_TASK TO CARRY OUT:_ Work out how many lines have "matplotlib" in them. Give only that number.

_RECORDED DATA:_
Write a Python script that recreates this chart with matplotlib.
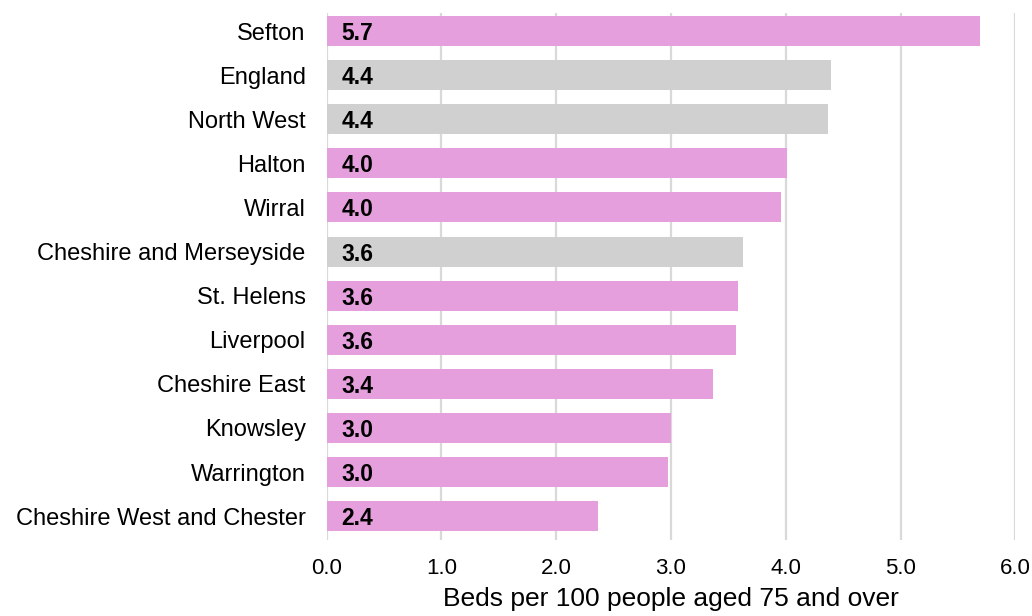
import matplotlib.pyplot as plt
import numpy as np

plt.rcParams["font.family"] = ["Liberation Sans", "DejaVu Sans"]

# ── Data ──────────────────────────────────────────────────────────────────────
areas = [
    "Sefton", "England", "North West", "Halton", "Wirral",
    "Cheshire and Merseyside", "St. Helens", "Liverpool", "Cheshire East",
    "Knowsley", "Warrington", "Cheshire West and Chester",
]
beds = [5.69, 4.39, 4.37, 4.01, 3.96, 3.63, 3.58, 3.57, 3.37, 3.00, 2.97, 2.36]
is_benchmark = [False, True, True, False, False, True,
                False, False, False, False, False, False]

PINK = "#E59FDC"
GRAY = "#D0D0D0"
GRID = "#D9D9D9"

fig = plt.figure(figsize=(10.32, 6.16), dpi=100)
ax = fig.add_axes([0.3164, 0.1234, 0.6676, 0.8556])

y = np.arange(len(areas))
colors = [GRAY if b else PINK for b in is_benchmark]
ax.barh(y, beds, height=0.68, color=colors, zorder=3)

for yi, v in zip(y, beds):
    ax.text(0.13, yi, f"{v:.1f}", ha="left", va="center_baseline",
            fontsize=16.5, fontweight="bold", color="black", zorder=4)

ax.set_xlim(0, 6)
ax.set_ylim(len(areas) - 0.46, -0.41)
ax.set_xticks(np.arange(0, 7, 1))
ax.set_xticklabels([f"{t:.1f}" for t in np.arange(0, 7, 1)], fontsize=16)
ax.set_yticks(y)
ax.set_yticklabels(areas, fontsize=17)
ax.tick_params(axis="both", length=0)
ax.tick_params(axis="x", pad=13)
ax.tick_params(axis="y", pad=15)
ax.grid(axis="x", color=GRID, linewidth=1.6, zorder=0)
for spine in ax.spines.values():
    spine.set_visible(False)
ax.set_xlabel("Beds per 100 people aged 75 and over", fontsize=19, labelpad=6)

fig.savefig("out.png", dpi=100, facecolor="white")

_ANSWER TO THE TASK:_ 2